Their seed coat is so hard and waterproof that they can float for years without germinating. They simply wait for the right conditions and the right shore.
They survive everything. Salt water. Storms. Being tossed against rocks. Years of sun and cold. Yet they arrive whole, still capable of growing.
And perhaps most interesting of all, they don’t force the destination. They surrender to the current and trust the journey.
As I read that, I couldn’t help but think about my own Big Wild Goal and trusting God.
The dream of writing a children’s book spent years floating around in my mind before I finally gave it a place to land.
Life happened. Responsibilities happened. Career changes happened. Excuses happened.
The dream was waiting.
Maybe that’s why finding those sea hearts felt so meaningful. Sometimes dreams have to travel longer than we expect before they find the shore where they’re meant to grow.
I could not believe it.
Later in the day, we took the entire family back out on the beach. What began as an exciting discovery became a family treasure hunt. We all found many more sea hearts and several hamburger sea beans. We laughed and had so much joy together.
I felt the presence of God with us all day.
And as I walked the beach with a sea heart in my hand, I found myself thinking about the response to my last article. Honestly, I wasn’t sure what would happen when I published My Big Wild Goal. It felt more personal and vulnerable than most things I’ve written. But the responses have touched me deeply.
One woman told me, “This article is exactly what I needed to read today.”
Another wrote, “The article prompted me to think about my own Big Wild Goal.”
My 80-year-old friend shared, “The last one, about setting a goal for the year, really got me thinking about how my life has been going.”

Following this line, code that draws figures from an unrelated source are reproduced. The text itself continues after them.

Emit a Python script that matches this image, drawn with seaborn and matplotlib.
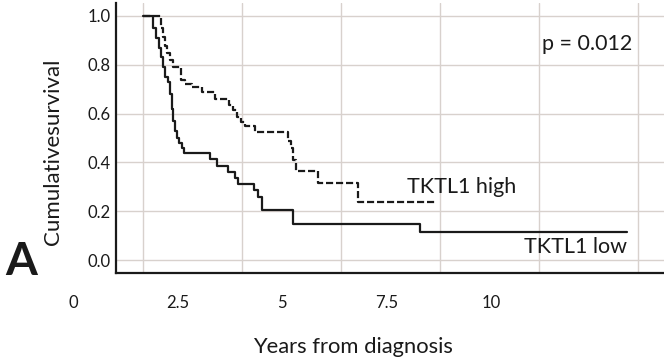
import matplotlib
matplotlib.use('Agg')
import matplotlib.pyplot as plt
from matplotlib.ticker import MultipleLocator
from matplotlib.transforms import blended_transform_factory
import pandas as pd
import seaborn as sns

# Kaplan-Meier step points (years, cumulative survival)
low_years = [1.675, 1.907, 1.986, 2.050, 2.098, 2.146, 2.201, 2.273, 2.321, 2.368,
             2.400, 2.440, 2.488, 2.536, 2.600, 2.663, 3.278, 3.445, 3.708, 3.876,
             3.947, 4.330, 4.433, 4.514, 5.270, 8.301, 13.254]
low_surv = [1.0, 0.95, 0.91, 0.87, 0.83, 0.79, 0.75, 0.73, 0.68, 0.62,
            0.57, 0.53, 0.50, 0.48, 0.46, 0.437, 0.413, 0.385, 0.361, 0.338,
            0.310, 0.287, 0.260, 0.205, 0.148, 0.115, 0.115]

high_years = [1.675, 2.105, 2.153, 2.201, 2.249, 2.321, 2.392, 2.577, 2.679, 2.847,
              3.086, 3.397, 3.732, 3.828, 3.923, 4.019, 4.115, 4.354, 5.144, 5.215,
              5.263, 5.335, 5.873, 6.825, 8.70]
high_surv = [1.0, 0.95, 0.914, 0.877, 0.848, 0.82, 0.79, 0.738, 0.72, 0.709,
             0.69, 0.66, 0.635, 0.615, 0.586, 0.566, 0.549, 0.525, 0.488, 0.459,
             0.41, 0.366, 0.314, 0.239, 0.239]

x_tick_values = [0, 2.5, 5, 7.5, 10]
x_tick_labels = ['0', '2.5', '5', '7.5', '10']
y_tick_values = [0.0, 0.2, 0.4, 0.6, 0.8, 1.0]
y_tick_labels = ['0.0', '0.2', '0.4', '0.6', '0.8', '1.0']

sns.set_style('white')
plt.rcParams['font.family'] = ['Lato', 'DejaVu Sans']

ink = '#1a1a1a'
grid_color = '#d8d1cd'

fig = plt.figure(figsize=(6.64, 3.59), dpi=100)
ax = fig.add_axes([116 / 664, 86 / 359, 548 / 664, 270 / 359])

df_low = pd.DataFrame({'years': low_years, 'survival': low_surv})
df_high = pd.DataFrame({'years': high_years, 'survival': high_surv})

sns.lineplot(data=df_low, x='years', y='survival', drawstyle='steps-post',
             estimator=None, sort=False, color=ink, lw=1.6, ax=ax)
sns.lineplot(data=df_high, x='years', y='survival', drawstyle='steps-post',
             estimator=None, sort=False, color=ink, lw=1.6,
             linestyle=(0, (3.2, 1.3)), ax=ax)

ax.set_xlim(1.029, 14.14)
ax.set_ylim(-0.053, 1.053)

# grid: vertical lines on their own spacing, horizontal on the y ticks
ax.set_xticks([])
ax.xaxis.set_minor_locator(MultipleLocator(2.368, offset=1.675))
ax.grid(which='minor', axis='x', color=grid_color, lw=1.0)
ax.set_yticks(y_tick_values)
ax.set_yticklabels(y_tick_labels)
ax.grid(which='major', axis='y', color=grid_color, lw=1.0)
ax.set_axisbelow(True)
ax.tick_params(axis='both', which='both', length=0)
ax.tick_params(axis='y', pad=4, labelsize=12, labelcolor=ink)

for s in ['top', 'right']:
    ax.spines[s].set_visible(False)
for s in ['left', 'bottom']:
    ax.spines[s].set_color(ink)
    ax.spines[s].set_linewidth(1.6)

ax.set_xlabel('')
ax.set_ylabel('')

# x tick labels sit left of the plotting area too, so draw them as text
trans = blended_transform_factory(ax.transData, ax.transAxes)
for v, lab in zip(x_tick_values, x_tick_labels):
    ax.text(v, -0.1296, lab, transform=trans, ha='center', va='baseline',
            fontsize=12, color=ink, clip_on=False)

ax.text(13.37, 0.861, 'p = 0.012', ha='right', va='baseline', fontsize=15.5, color=ink)
ax.text(7.99, 0.275, 'TKTL1 high', ha='left', va='baseline', fontsize=15.5, color=ink)
ax.text(13.25, 0.0287, 'TKTL1 low', ha='right', va='baseline', fontsize=15.5, color=ink)

fig.text(53.5 / 664, 1 - 151.5 / 359, 'Cumulativesurvival', rotation=90,
         ha='center', va='center', fontsize=16, color=ink)
fig.text(352.5 / 664, 6 / 359, 'Years from diagnosis', ha='center', va='baseline',
         fontsize=15.8, color=ink)
fig.text(5 / 664, 84 / 359, 'A', ha='left', va='baseline', fontsize=33,
         fontweight='bold', color=ink)

fig.savefig('out.png', dpi=100)
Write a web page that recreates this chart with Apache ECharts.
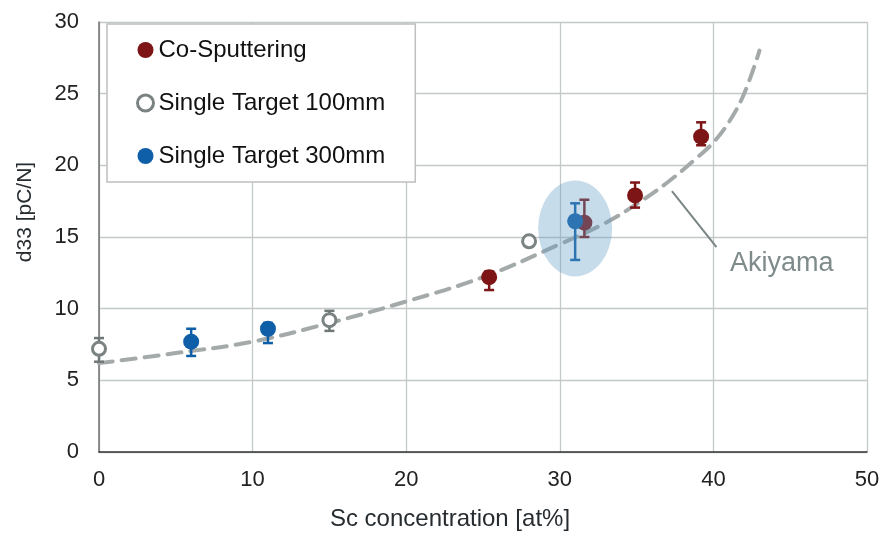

And another reader told me, “Your article resonated with me and honestly made me feel supported in my own aspirations and wild goals.”
I have read every comment, message, and email. Thank you!

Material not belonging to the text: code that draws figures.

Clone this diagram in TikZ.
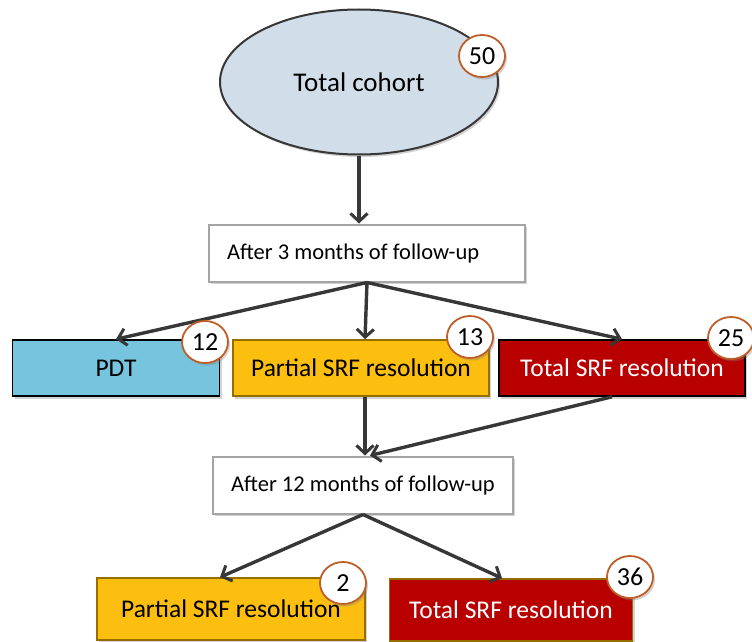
\documentclass[tikz,border=0pt]{standalone}
\usepackage{fontspec}
\setmainfont{Carlito}
\usetikzlibrary{arrows.meta,shapes.geometric,shadows}
\definecolor{ellfill}{RGB}{209,221,232}
\definecolor{pdtblue}{RGB}{118,196,222}
\definecolor{goldfill}{RGB}{252,190,15}
\definecolor{goldline}{RGB}{150,110,0}
\definecolor{srfred}{RGB}{185,0,0}
\definecolor{badgeline}{RGB}{190,95,40}
\definecolor{arrowgray}{RGB}{55,55,55}
\definecolor{boxgray}{RGB}{165,165,165}
\tikzset{
  shade/.style={drop shadow={opacity=0.35,shadow xshift=2pt,shadow yshift=-2.5pt}},
  conn/.style={draw=arrowgray,line width=3.4pt,-{Straight Barb[length=8pt,width=17pt,line width=3pt]}},
  stagebox/.style={draw=boxgray,line width=2pt,fill=white,minimum height=57pt,shade,
    font=\fontsize{22.5}{27}\selectfont},
  resbox/.style={line width=1.6pt,minimum height=56pt,shade,font=\fontsize{25.5}{30}\selectfont},
  badge/.style={ellipse,draw=badgeline,line width=1.8pt,fill=white,minimum width=46pt,minimum height=42pt,
    inner sep=0pt,shade,font=\fontsize{26}{30}\selectfont}
}
\begin{document}
\begin{tikzpicture}[x=1pt,y=-1pt]
\useasboundingbox (0,0) rectangle (752,642);
% top ellipse
\node[ellipse,draw=arrowgray,line width=2pt,fill=ellfill,minimum width=278pt,minimum height=145pt,shade,
  font=\fontsize{27}{32}\selectfont] (cohort) at (359,82) {Total cohort};
% stage boxes
\node[stagebox,minimum width=316pt] (a3) at (367,253) {\makebox[280pt][l]{After 3 months of follow-up}};
\node[stagebox,minimum width=300pt] (a12) at (363,485) {After 12 months of follow-up};
% second row
\node[resbox,draw=black,fill=pdtblue,minimum width=207pt] (pdt) at (116,368) {PDT};
\node[resbox,draw=goldline,fill=goldfill,minimum width=256pt] (p1) at (361,368) {Partial SRF resolution};
\node[resbox,draw=black,fill=srfred,text=white,minimum width=246pt] (t1) at (622,368) {Total SRF resolution};
% third row
\node[resbox,draw=goldline,fill=goldfill,minimum width=268pt,minimum height=62pt] (p2) at (231,609) {Partial SRF resolution};
\node[resbox,draw=goldline,fill=srfred,text=white,minimum width=243pt,minimum height=62pt] (t2) at (511,610) {Total SRF resolution};
% connectors
\draw[conn] (cohort.south) -- (cohort.south |- a3.north);
\draw[conn] (a3.south) -- (pdt.north);
\draw[conn] (a3.south) -- ([xshift=-2pt]a3.south |- p1.north);
\draw[conn] (a3.south) -- (t1.north);
\draw[conn] ([xshift=2pt]a12.north |- p1.south) -- ([xshift=2pt]a12.north);
\draw[conn] ([xshift=-10pt]t1.south) -- ([xshift=7pt]a12.north);
\draw[conn] (a12.south) -- ([xshift=-11pt]p2.north);
\draw[conn] (a12.south) -- ([xshift=-9pt]t2.north);
% badges
\node[badge] (b50) at (482,56) {50};
\node[badge] (b12) at (205,342) {12};
\node[badge] (b13) at (470,337) {13};
\node[badge] (b25) at (731,338) {25};
\node[badge] (b2) at (343,583) {2};
\node[badge] (b36) at (630,577) {36};
\end{tikzpicture}
\end{document}
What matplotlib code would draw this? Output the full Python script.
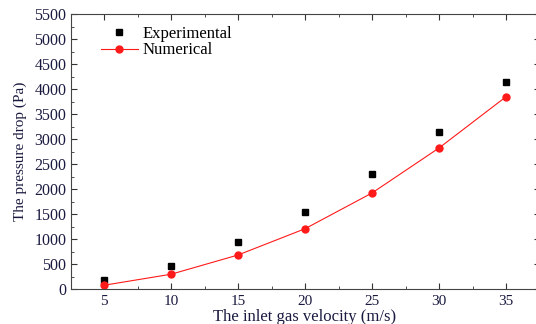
from matplotlib import pyplot as plt
from matplotlib.ticker import MultipleLocator

plt.rcParams['font.family'] = ['Liberation Serif', 'DejaVu Serif']

velocity = [5, 10, 15, 20, 25, 30, 35]
experimental = [185, 455, 945, 1535, 2300, 3150, 4140]
numerical = [75, 295, 680, 1205, 1920, 2820, 3845]

fig = plt.figure(figsize=(5.36, 3.24), dpi=100)
# right spine falls just past the image edge, as in the source figure
ax = fig.add_axes([70.5 / 536, 35 / 324, 469 / 536, 275 / 324])

ax.plot(velocity, experimental, 's', color='black', markersize=5,
        linestyle='none', label='Experimental')
ax.plot(velocity, numerical, '-o', color='#ff1a1a', markersize=5,
        linewidth=0.8, label='Numerical')

ax.set_xlim(2.5, 37.5)
ax.set_ylim(0, 5500)
ax.xaxis.set_major_locator(MultipleLocator(5))
ax.xaxis.set_minor_locator(MultipleLocator(2.5))
ax.yaxis.set_major_locator(MultipleLocator(500))
ax.yaxis.set_minor_locator(MultipleLocator(250))
ax.tick_params(which='both', direction='in', top=True, right=True,
               colors='#333333', labelcolor='#1a1a40')
ax.tick_params(axis='y', labelsize=11.5, pad=3)
ax.tick_params(axis='x', labelsize=11, pad=4)
ax.tick_params(which='major', length=4)
ax.tick_params(which='minor', length=2)
for s in ax.spines.values():
    s.set_color('#444444')

ax.set_xlabel('The inlet gas velocity (m/s)', fontsize=12, color='#1a1a40',
              labelpad=1)
ax.set_ylabel('The pressure drop (Pa)', fontsize=11, color='#1a1a40',
              labelpad=5)

ax.legend(loc='upper left', bbox_to_anchor=(0.04, 1.0), frameon=False,
          fontsize=12, handlelength=2.2, handletextpad=0.3,
          labelspacing=0.05, borderaxespad=0.3)

fig.savefig('out.png', dpi=100)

I will come back to them on the hard days.
I hope you all feel permission to pursue something that feels wildly ambitious, deeply personal, and maybe even a little unnecessary or scary.
In many ways, those messages felt like sea hearts. Unexpected gifts. Small reminders that when we put something meaningful into the world, we never fully know where it might land.

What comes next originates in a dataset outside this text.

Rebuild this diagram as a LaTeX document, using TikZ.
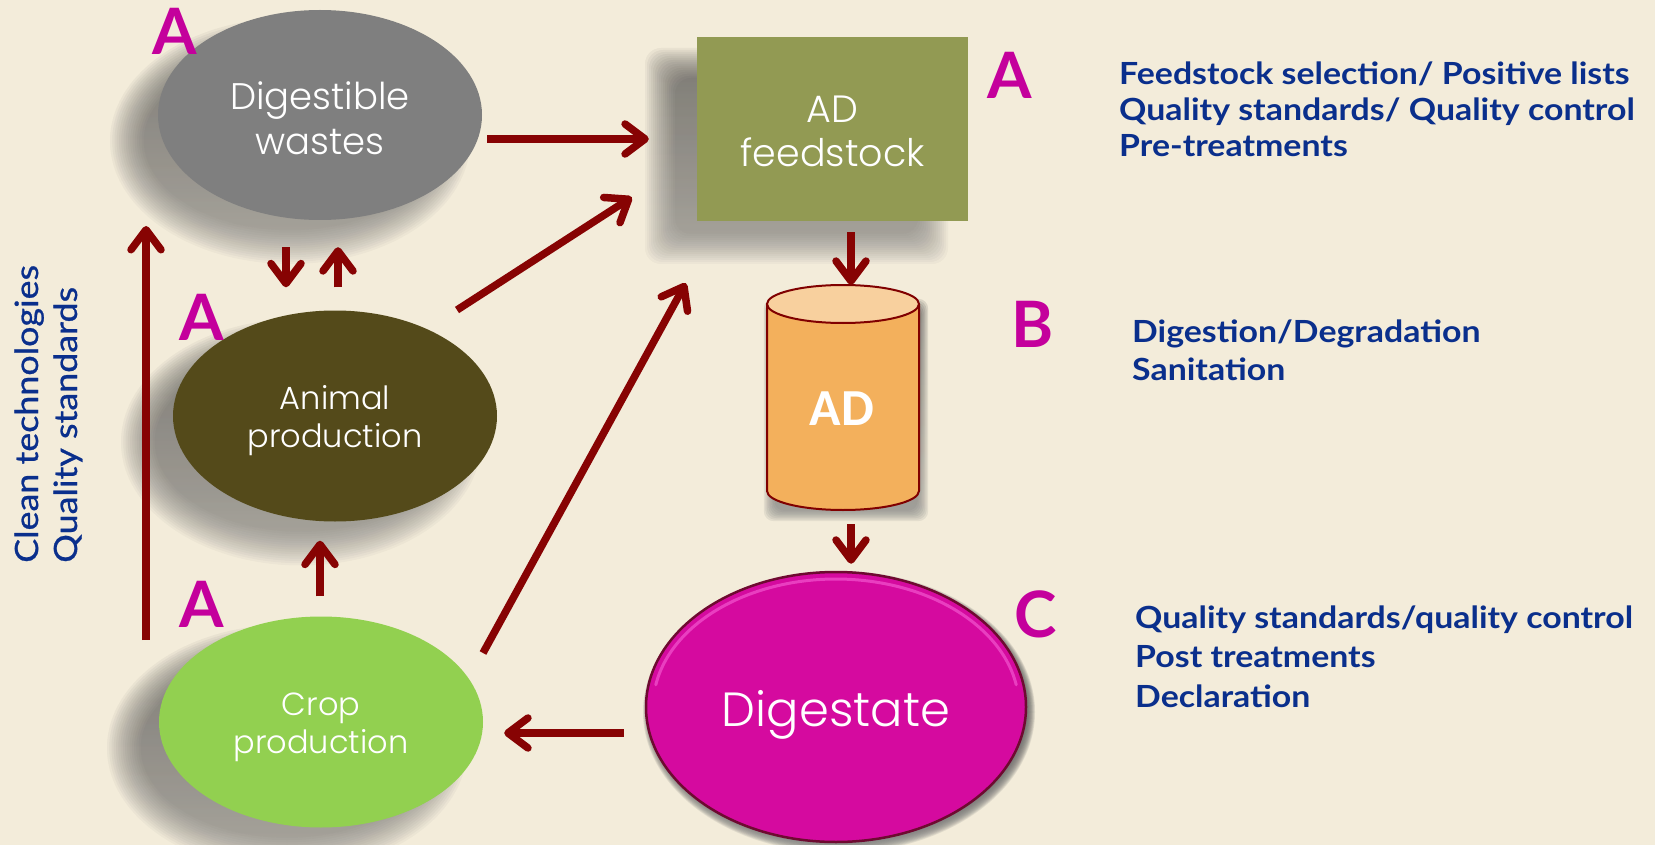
\documentclass[tikz,border=0pt]{standalone}
\usepackage{fontspec}
\setmainfont{Lato}
\newfontfamily\gothic{Poppins Light}
\newfontfamily\notefont{Lato Bold}[FakeStretch=1.11]
\newfontfamily\sidefont{Lato}[FakeStretch=1.12, FakeBold=0.8]
\newfontfamily\boldsans{Lato Bold}
\newfontfamily\calib{Carlito}
\usetikzlibrary{arrows.meta,calc,shapes.geometric}

\definecolor{bg}{HTML}{F3ECDA}
\definecolor{wastegrey}{HTML}{7F7F7F}
\definecolor{feedolive}{HTML}{929A53}
\definecolor{animalbrown}{HTML}{544A1A}
\definecolor{cropgreen}{HTML}{92D050}
\definecolor{cylbody}{HTML}{F3B05C}
\definecolor{cyltop}{HTML}{F8D09E}
\definecolor{maroon}{HTML}{800000}
\definecolor{arrowred}{HTML}{870303}
\definecolor{digmag}{HTML}{D50A9F}
\definecolor{digrim}{HTML}{6E0A30}
\definecolor{dighl}{HTML}{F255CF}
\definecolor{lettermag}{HTML}{C4009C}
\definecolor{noteblue}{HTML}{0A2F8C}
\definecolor{shade}{HTML}{3A3220}

\pgfdeclarelayer{shadelayer}
\pgfsetlayers{shadelayer,main}

% soft shadow under an elliptical node: name, x radius, y radius, dx, dy, spread, opacity
\newcommand\ovalshade[7]{%
  \foreach \k in {0,...,15}{%
    \fill[shade, opacity=#7] ($(#1.center)+(#4,#5)$)
      ellipse[x radius={(#2+#6-#6*\k/8)*1pt}, y radius={(#3+#6-#6*\k/8)*1pt}];}}
% soft shadow under a rectangular node: name, half width, half height, dx, dy, spread, opacity
\newcommand\boxshade[7]{%
  \foreach \k in {0,...,15}{%
    \pgfmathsetmacro\grow{#6-#6*\k/8}%
    \fill[shade, opacity=#7, rounded corners=16pt]
      ($(#1.center)+(#4,#5)+(-#2,-#3)+(-\grow,-\grow)$) rectangle
      ($(#1.center)+(#4,#5)+(#2,#3)+(\grow,\grow)$);}}
% invisible strut that lowers a node's text a little
\newcommand\textdrop[1]{\rule{0pt}{#1}}

\tikzset{
  blob/.style={ellipse, inner sep=0pt, text=white, align=center},
  arr/.style={draw=arrowred, line width=7.5pt,
      -{Straight Barb[length=20pt, width=30pt, line cap=round, line join=round]}},
  stagelbl/.style={anchor=base, inner sep=0pt, text=lettermag,
      font=\boldsans\fontsize{64}{64}\selectfont},
  note/.style={anchor=base west, inner sep=0pt, text=noteblue,
      font=\notefont\fontsize{30.5}{36}\selectfont},
  sidenote/.style={anchor=base west, inner sep=0pt, text=noteblue, rotate=90,
      font=\sidefont\fontsize{32}{36}\selectfont},
}

\begin{document}
\begin{tikzpicture}[x=1pt, y=-1pt]
\begin{pgfonlayer}{shadelayer}
  \fill[bg] (0,0) rectangle (1655,845);
\end{pgfonlayer}
\useasboundingbox (0,0) rectangle (1655,845);

% main stages
\node[blob, fill=wastegrey, minimum width=324pt, minimum height=210pt,
      font=\gothic\fontsize{37}{45}\selectfont] (dw) at (320,115) {\textdrop{0.92em}Digestible\\wastes};
\node[rectangle, fill=feedolive, minimum width=271pt, minimum height=184pt, inner sep=0pt,
      text=white, align=center,
      font=\gothic\fontsize{38}{44}\selectfont] (feed) at (832.5,129) {\textdrop{0.84em}AD\\feedstock};
\node[blob, fill=animalbrown, minimum width=324pt, minimum height=211pt,
      font=\gothic\fontsize{32}{38}\selectfont] (an) at (335,416) {\textdrop{1.06em}Animal\\production};
\node[blob, fill=cropgreen, minimum width=324pt, minimum height=211pt,
      font=\gothic\fontsize{32}{38}\selectfont] (crop) at (321,722) {\textdrop{1.06em}Crop\\production};

% digestate
\node[blob, fill=digmag, draw=digrim, line width=2.5pt, minimum width=380pt, minimum height=270pt,
      font=\gothic\fontsize{48}{48}\selectfont] (dig) at (836,707) {\textdrop{1.08em}Digestate};
\draw[dighl, line width=3pt, opacity=.7, line cap=round]
  ($(dig.center)+(-180.2,-22.2)$) arc[start angle=170, end angle=10, x radius=183pt, y radius=128pt];

% digester tank
\node[minimum width=152pt, minimum height=225pt, inner sep=0pt] (cyl) at (843,397.5) {};
\fill[cylbody]
  (767,304) -- (767,491) arc[start angle=180, end angle=360, x radius=76pt, y radius=19pt]
  -- (919,304) -- cycle;
\draw[maroon, line width=2pt]
  (767,304) -- (767,491) arc[start angle=180, end angle=360, x radius=76pt, y radius=19pt]
  -- (919,304);
\filldraw[fill=cyltop, draw=maroon, line width=2pt] (843,304) ellipse[x radius=76pt, y radius=19pt];
\node[inner sep=0pt, text=white, font=\calib\bfseries\fontsize{52}{52}\selectfont] (adlbl) at (842,409) {AD};

% shadows beneath the shapes
\begin{pgfonlayer}{shadelayer}
  \ovalshade{dw}{162}{105}{-30}{26}{18}{0.026}
  \ovalshade{an}{162}{105.5}{-34}{26}{18}{0.026}
  \ovalshade{crop}{162}{105.5}{-34}{26}{18}{0.026}
  \boxshade{feed}{135.5}{92}{-36}{27}{16}{0.026}
  \ovalshade{dig}{190}{135}{3}{5}{6}{0.07}
  \foreach \k in {0,...,7}{%
    \fill[shade, opacity=0.07, rounded corners=10pt]
      ($(cyl.north west)+(3-6+1.5*\k,20-6+1.5*\k)$) rectangle ($(cyl.south east)+(3+6-1.5*\k,5+6-1.5*\k)$);}
\end{pgfonlayer}

% flows
\draw[arr] ($(dw.east)+(5,24)$) -- ($(feed.west)+(-48,10)$);
\draw[arr] ($(an.center)+(122,-106)$) -- ($(feed.south west)+(-65,-24)$);
\draw[arr] ($(crop.center)+(162,-69)$) -- ($(feed.south west)+(-11,62)$);
\draw[arr] ($(feed.south)+(18.5,11)$) -- ($(cyl.north)+(8,0)$);
\draw[arr] ($(cyl.south)+(8,14)$) -- ($(dig.north)+(15,-7)$);
\draw[arr] ($(dig.west)+(-21,26)$) -- ($(crop.east)+(21,11)$);
\draw[arr] ($(crop.north)+(-1,-20)$) -- ($(an.south)+(-15,19)$);
\draw[arr] ($(an.north)+(3,-23)$) -- ($(dw.south)+(18,27)$);
\draw[arr] ($(dw.south)+(-34,27)$) -- ($(an.north)+(-49,-23)$);
\draw[arr] ($(crop.center)+(-175,-82)$) -- ($(dw.center)+(-174,111)$);

% stage letters
\node[stagelbl] (la1) at (175,55) {A};
\node[stagelbl] (la2) at (201.5,340) {A};
\node[stagelbl] (la3) at (202,627) {A};
\node[stagelbl] (la4) at (1009.5,99) {A};
\node[stagelbl] (lb) at (1032.5,347) {B};
\node[stagelbl] (lc) at (1036,637) {C};

% notes
\node[note] (n1) at (1119,85) {Feedstock selection/ Positive lists};
\node[note] (n2) at (1119,121) {Quality standards/ Quality control};
\node[note] (n3) at (1119,157) {Pre-treatments};
\node[note] (n4) at (1132,342) {Digestion/Degradation};
\node[note] (n5) at (1132,380) {Sanitation};
\node[note] (n6) at (1135,628) {Quality standards/quality control};
\node[note] (n7) at (1135,667) {Post treatments};
\node[note] (n8) at (1135,707) {Declaration};

\node[sidenote] (s1) at (38,563) {Clean technologies};
\node[sidenote] (s2) at (77,563) {Quality standards};
\end{tikzpicture}
\end{document}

Getting those sea hearts today felt like a message God was sending me.
Keep going.
Trust the journey.
Trust His promise.
Don’t give up before the dream finds its shore.
As for the book, the journey continues.
My illustrator, Millie, is currently waiting on feedback from me for the third sketch of Pages 11 and 12, the scene inside Our Father’s House.
The development of that scene has evolved more than almost any other part of the book. What started as a simple hallway has transformed into something much richer and more meaningful than I originally imagined.
I can’t wait to share the story behind it someday.
But not yet.
For now, I’m waiting until the final painted artwork is complete because I want you to experience it the same way I did: watching the idea slowly come to life.
I’m incredibly grateful for Millie’s creativity, patience, and willingness to keep exploring possibilities with me until we find exactly the right one.
For now, I’ll keep collecting sea hearts and sea beans, making notes in my notebook, and following where this Big Wild Goal leads as I focus on Jonner and the Stuffed Animal Mansion.
Because sometimes the forecast says rain, and you go anyway.
And sometimes you find treasures you never expected.